The King Who Came on the Wrong Animal

Zechariah wrote it down around 520 BC, give or take: "Rejoice greatly, O daughter of Zion! Shout in triumph, O daughter of Jerusalem! Behold, your king is coming to you; He is just and endowed with salvation, humble, and mounted on a donkey, even on a colt, the foal of a donkey" (Zech. 9:9). Five centuries later, on a Sunday in April of roughly AD 30, Jesus staged the most deliberately choreographed prophetic act in the Gospels. He sent two disciples ahead specifically to retrieve an unridden colt, gave them a prearranged password of sorts, and rode down the Mount of Olives into Jerusalem while the crowd spread garments and palm branches in the road. Matthew quotes Zechariah explicitly (21:5). John notes that the disciples only understood what was happening after the resurrection (12:16). Even the eyewitnesses were operating with incomplete theological software in the moment.

The crowd's cry, "Hosanna to the Son of David! Blessed is He who comes in the name of Yahweh" (Matt. 21:9), is a direct lift from Psalm 118:25-26, one of the Hallel psalms sung at Passover. "Hosanna" is the Greek transliteration of the Hebrew hoshia na, literally "save now." It started as a petition — a desperate cry, almost liturgical 911 — and by the Second Temple period had become a full-throated acclamation of praise. The crowd understood themselves to be welcoming the Davidic king who would restore the kingdom to Israel. They wanted a liberator from Rome. They got something far more costly and far more comprehensive.

Here's where the history gets genuinely interesting. Scholars like N.T. Wright have pointed out that during Passover week, two processions entered Jerusalem simultaneously from opposite ends of the city. From the west, Pontius Pilate rode in from Caesarea Maritima with a full military escort: horses, armor, imperial standards. From the east, Jesus rode in on a donkey. Roman triumphal entries followed a rigid protocol; the general rode a stallion, crowds cheered, captives were displayed. Jesus chose a donkey, an animal associated in the ancient Near East with peaceful royal visits rather than military campaigns. David's son Solomon was anointed king riding on David's own mule (1 Kings 1:33). The imagery was saturated with meaning for anyone paying attention.

Luke alone records that Jesus wept over the city as He descended the Mount of Olives (19:41-44), saying Jerusalem did not know "the things which make for peace." The Greek verb is eklausen — He wept audibly, not just teared up. Jesus was grieving a city that would recognize the wrong kind of king and reject the only kind of king who could actually save it. The crowd that cried "save now" to the one person who could actually do it would, by Friday, be crying for His crucifixion.

The theological weight of the entry falls not just on the fulfillment of prophecy, though that is massive, but on what kind of salvation is being announced.
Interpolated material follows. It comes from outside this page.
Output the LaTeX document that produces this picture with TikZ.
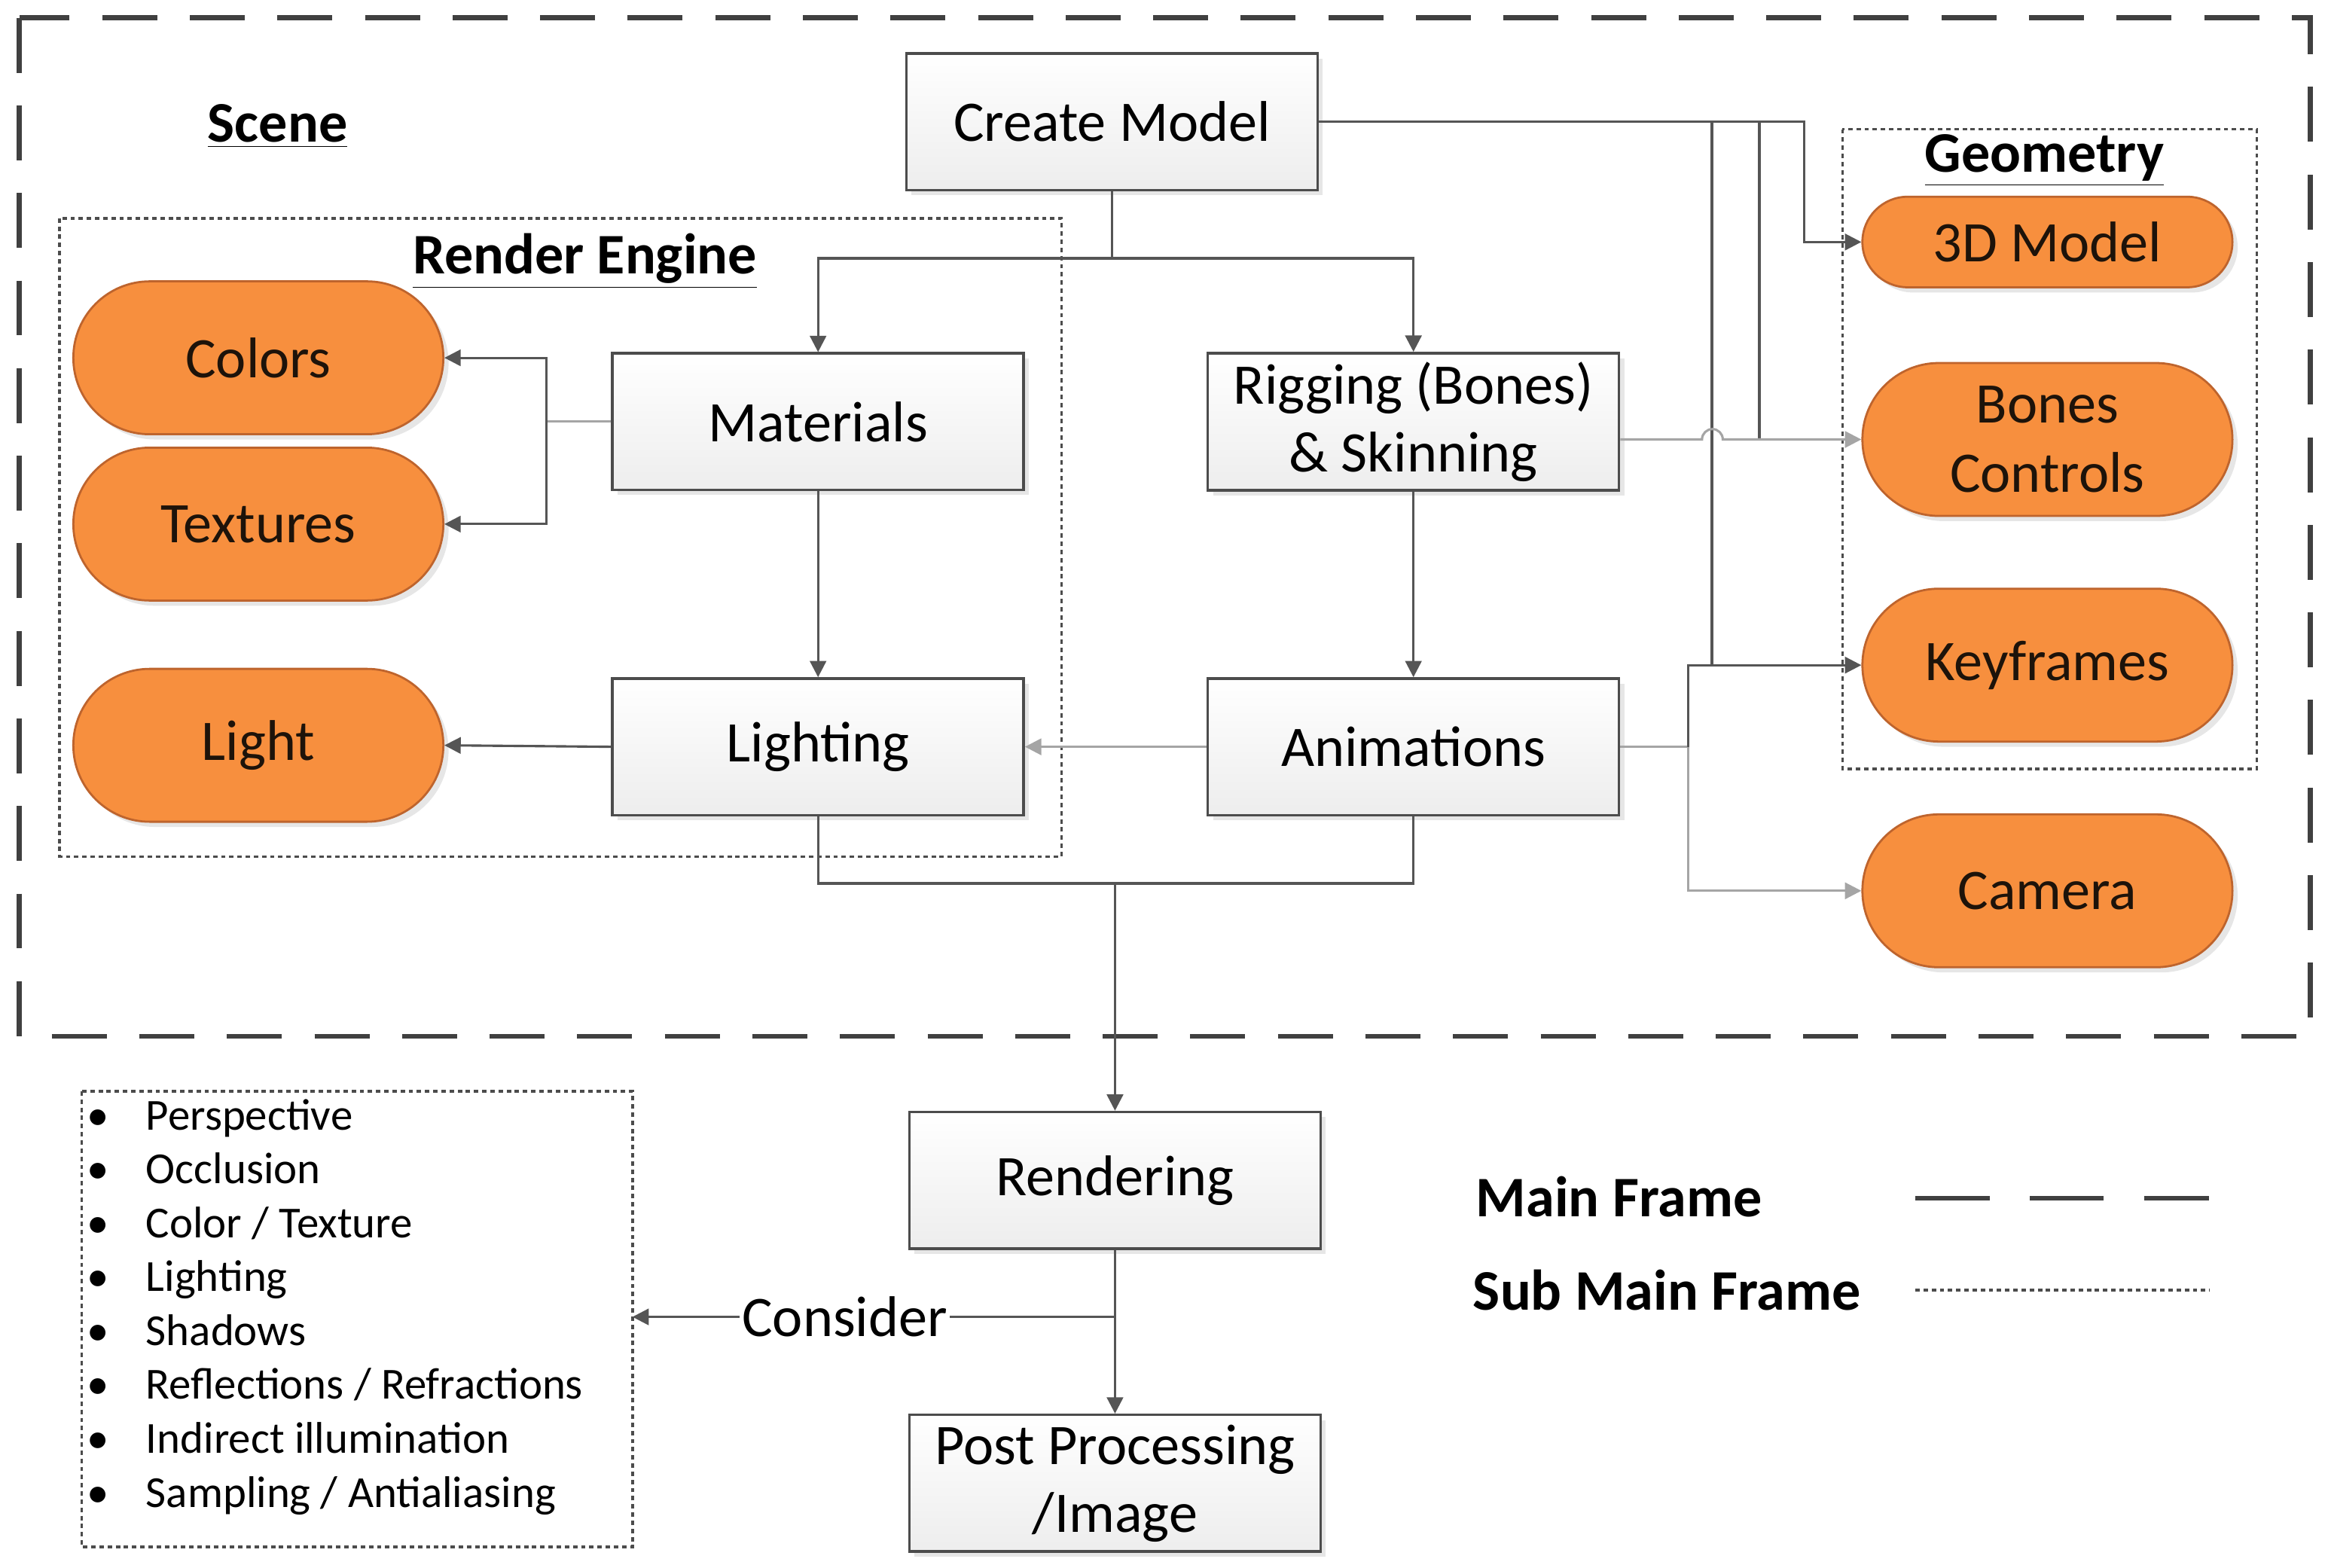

This king came to bear the curse, not remove the occupiers. He came to make peace through the blood of His cross (Col. 1:20), not through the sword. The crowd had better theology than they knew. Which is maybe a word for us, too. We praise him correctly more often than we grasp Him correctly. Palm Sunday is the beginning of the week that will clarify everything: the donkey gives way to the cross, the cross gives way to an empty tomb, and only then do the disciples finally understand what they were singing about.